Having twice cut rates into negative territory, Sweden's central bank is locked in a high-stakes currency war with the European Central Bank that could stave off deflation but risks creating another property bubble. The Riksbank is worried that a strengthening crown, fuelled in part by ECB bond-buying, will reverse a recent upturn in consumer prices and raise the spectre of deflationary damage to Sweden's fast-growing AAA economy.
The moves by Riksbank Governor Stefan Ingves represent a dramatic rethink by a bank that was accused of "sado monetarism" for keeping policy tight after the financial crisis for fear of stoking household debt that is among the highest in Europe at 170 percent of disposable income.
The Riksbank cut its key interest rate by 0.15 percentage points last week, to -0.25 percent, and said it would buy a further 30 billion Swedish crowns ($3.5 billion) of government bonds.
The danger, however, is that the ultra-loose monetary policy could encourage households to take on more debt.
"Our fundamental view is that they have been forced to take this aggressive action because of past mistakes," said James McCann, European economist at Standard Life Investments. "The risk for them is if they go big on asset purchases it could feed through into bigger credit creation in the housing sector and they would be stoking financial stability risk."
Memories of Sweden's crippling property crash of the early 1990s remain vivid. Though set against a different backdrop - high inflation was then endemic in Sweden - a real estate lending boom crippled several banks as loans went bad, necessitating a costly state rescue.
The rest of the decade was spent slowly restocking public finances amid soaring unemployment that even now has yet to return to pre-crisis levels.

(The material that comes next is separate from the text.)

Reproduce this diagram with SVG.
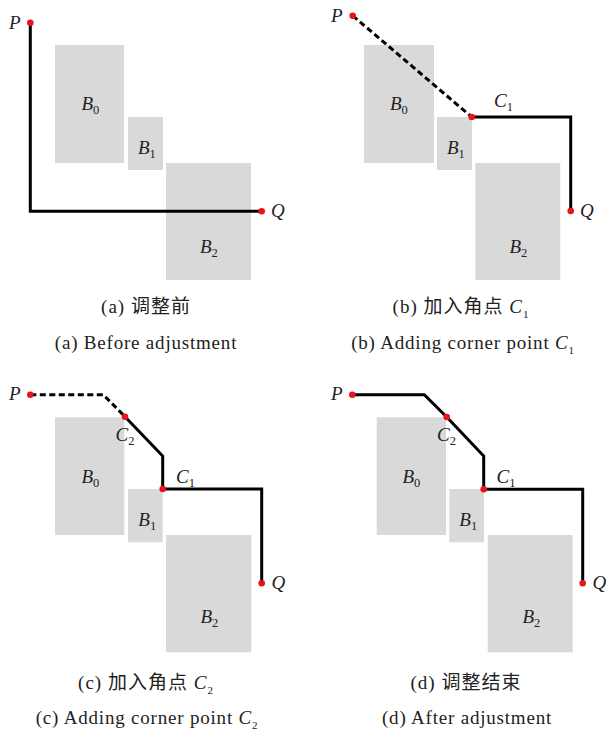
<svg xmlns="http://www.w3.org/2000/svg" width="606" height="730" viewBox="0 0 606 730">
<style>
.blk{fill:#d9d9d9}
.lbl{font-family:"Liberation Serif","DejaVu Serif",serif;font-size:19px;font-style:italic;fill:#222}
.sub{font-style:normal;font-size:12.5px}
.dot{fill:#e8141b}
.path{fill:none;stroke:#000;stroke-width:3;stroke-linejoin:miter}
.dash{fill:none;stroke:#000;stroke-width:3;stroke-dasharray:6 3.5}
.capcn{font-family:"Liberation Serif","Noto Sans CJK SC",serif;font-size:19px;fill:#222;letter-spacing:1px}
.capen{font-family:"Liberation Serif",serif;font-size:19px;fill:#222;letter-spacing:0.8px}
.ci{font-style:italic}
.cs{font-size:11px}
</style>
<rect width="606" height="730" fill="#fff"/>

<!-- Panel (a) -->
<g id="a-B0"><rect class="blk" x="55" y="45" width="69" height="118"/><text class="lbl" x="81.5" y="110">B<tspan class="sub" dy="4">0</tspan></text></g>
<g id="a-B1"><rect class="blk" x="128" y="117" width="35" height="53"/><text class="lbl" x="138" y="154">B<tspan class="sub" dy="4">1</tspan></text></g>
<g id="a-B2"><rect class="blk" x="166" y="163" width="85" height="117"/><text class="lbl" x="200" y="253">B<tspan class="sub" dy="4">2</tspan></text></g>
<g id="a-connectors"><polyline class="path" points="30.3,23 30.3,211.3 261.7,211.3"/></g>
<g id="a-P"><circle class="dot" cx="30.3" cy="22.7" r="3.3"/><text class="lbl" x="9" y="29">P</text></g>
<g id="a-Q"><circle class="dot" cx="261.7" cy="211.3" r="3.3"/><text class="lbl" x="271" y="217">Q</text></g>

<!-- Panel (b) -->
<g id="b-B0"><rect class="blk" x="364" y="45" width="70" height="118"/><text class="lbl" x="390" y="110">B<tspan class="sub" dy="4">0</tspan></text></g>
<g id="b-B1"><rect class="blk" x="437" y="117" width="35" height="53"/><text class="lbl" x="447" y="154">B<tspan class="sub" dy="4">1</tspan></text></g>
<g id="b-B2"><rect class="blk" x="475.3" y="163" width="85" height="117"/><text class="lbl" x="509.5" y="253">B<tspan class="sub" dy="4">2</tspan></text></g>
<g id="b-connectors">
<line class="dash" x1="352.7" y1="15.7" x2="471.7" y2="117"/>
<polyline class="path" points="471.7,117 570.7,117 570.7,211"/>
</g>
<g id="b-P"><circle class="dot" cx="352.7" cy="15.7" r="3.3"/><text class="lbl" x="331" y="22">P</text></g>
<g id="b-C1"><circle class="dot" cx="471.7" cy="117" r="3.3"/><text class="lbl" x="494" y="107">C<tspan class="sub" dy="4">1</tspan></text></g>
<g id="b-Q"><circle class="dot" cx="570.7" cy="211" r="3.3"/><text class="lbl" x="580" y="217">Q</text></g>

<!-- Panel (c) -->
<g id="c-B0"><rect class="blk" x="55" y="417.3" width="69.3" height="117.7"/><text class="lbl" x="81.5" y="482.7">B<tspan class="sub" dy="4">0</tspan></text></g>
<g id="c-B1"><rect class="blk" x="128" y="489" width="34.7" height="53.3"/><text class="lbl" x="138.3" y="526">B<tspan class="sub" dy="4">1</tspan></text></g>
<g id="c-B2"><rect class="blk" x="166" y="535" width="85.3" height="117.3"/><text class="lbl" x="200.5" y="623">B<tspan class="sub" dy="4">2</tspan></text></g>
<g id="c-connectors">
<polyline class="dash" points="30.3,394.7 103.3,394.7 125,416.7"/>
<polyline class="path" points="125,416.7 162.7,456 162.7,489 261.7,489 261.7,583.3"/>
</g>
<g id="c-P"><circle class="dot" cx="30.3" cy="394.7" r="3.3"/><text class="lbl" x="9" y="400">P</text></g>
<g id="c-C2"><circle class="dot" cx="125" cy="416.7" r="3.3"/><text class="lbl" x="115.5" y="441">C<tspan class="sub" dy="4">2</tspan></text></g>
<g id="c-C1"><circle class="dot" cx="162.7" cy="489" r="3.3"/><text class="lbl" x="176" y="483.3">C<tspan class="sub" dy="4">1</tspan></text></g>
<g id="c-Q"><circle class="dot" cx="261.7" cy="583.3" r="3.3"/><text class="lbl" x="271.5" y="589">Q</text></g>

<!-- Panel (d) -->
<g id="d-B0"><rect class="blk" x="376.7" y="417.3" width="69.3" height="117.7"/><text class="lbl" x="402.5" y="482.7">B<tspan class="sub" dy="4">0</tspan></text></g>
<g id="d-B1"><rect class="blk" x="449.3" y="489" width="34.7" height="53.3"/><text class="lbl" x="459.3" y="526">B<tspan class="sub" dy="4">1</tspan></text></g>
<g id="d-B2"><rect class="blk" x="487.7" y="535" width="85" height="117.3"/><text class="lbl" x="522.5" y="623">B<tspan class="sub" dy="4">2</tspan></text></g>
<g id="d-connectors">
<polyline class="path" points="352.3,394.7 424.3,394.7 446.7,417 483.7,456 483.7,489.3 582.7,489.3 582.7,583.3"/>
</g>
<g id="d-P"><circle class="dot" cx="352.3" cy="394.7" r="3.3"/><text class="lbl" x="331" y="400">P</text></g>
<g id="d-C2"><circle class="dot" cx="446.7" cy="417" r="3.3"/><text class="lbl" x="437" y="441">C<tspan class="sub" dy="4">2</tspan></text></g>
<g id="d-C1"><circle class="dot" cx="483.7" cy="489.3" r="3.3"/><text class="lbl" x="496.5" y="483.3">C<tspan class="sub" dy="4">1</tspan></text></g>
<g id="d-Q"><circle class="dot" cx="582.7" cy="583.3" r="3.3"/><text class="lbl" x="592.5" y="589">Q</text></g>

<!-- Captions -->
<g id="captions">
<text class="capcn" x="146" y="313" text-anchor="middle">(a) 调整前</text>
<text class="capen" x="146" y="349" text-anchor="middle">(a)  Before adjustment</text>
<text class="capcn" x="461" y="313" text-anchor="middle">(b) 加入角点 <tspan class="ci">C</tspan><tspan class="cs" dy="5">1</tspan></text>
<text class="capen" x="463" y="349" text-anchor="middle">(b)  Adding corner point <tspan class="ci">C</tspan><tspan class="cs" dy="5">1</tspan></text>
<text class="capcn" x="146" y="689" text-anchor="middle">(c) 加入角点 <tspan class="ci">C</tspan><tspan class="cs" dy="5">2</tspan></text>
<text class="capen" x="147" y="724" text-anchor="middle">(c)  Adding corner point <tspan class="ci">C</tspan><tspan class="cs" dy="5">2</tspan></text>
<text class="capcn" x="466" y="689" text-anchor="middle">(d) 调整结束</text>
<text class="capen" x="467" y="724" text-anchor="middle">(d)  After adjustment</text>
</g>
</svg>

Making the Riksbank sweat now is a fall in long-term inflation expectations before wage negotiations for about a third of the country's population are finalised early next year. The deflationary scenario could become self-fulfilling if unions and bosses agree meagre salary increases.
Former finance minister Anders Borg said the Riksbank's slow reaction on low inflation meant it could ill afford a strong crown. Combined with low interest rates, fast economic growth threatens to create asset bubbles, especially in property.
"We must see some of the history coming here. Sweden has now had falling inflation for the past four years. so it is quite clear we overestimated the inflationary pressures," Borg said, serving to explain why Sweden is taking a looser line than Britain, another European economy with good growth but deflation risks.
Par Magnusson, chief analyst at Nordics RBS, said: "Now inflation expectations are falling, so they are forced to go all in. How do you solve that? By giving a promise to the export industry that you will be weakening the crown. The message is aimed at the employers: trust us and raise the wages and we will promise to weaken the crown."
The Riksbank's strategy may be working. The crown on Friday traded at around 9.32 to the euro, compared with 9.17 before the central bank's action..
But other small countries, such as Switzerland, have had trouble winning a currency war against the euro, with the ECB pledging to buy 60 billion euros ($64.9 billion) of bonds each month.
"It will be an extremely difficult task," said Robert Bergqvist, chief economist at SEB. "It's a very uneven battle between the ECB and the Riksbank."
If rate cuts fail, Sweden has other tools at its disposal, including currency intervention or increased bond buying. Many traders expect more action if the crown strengthens again. "I think they can win the war if they increase the size of the asset purchases," said Petr Krpata, currency strategist at ING in London.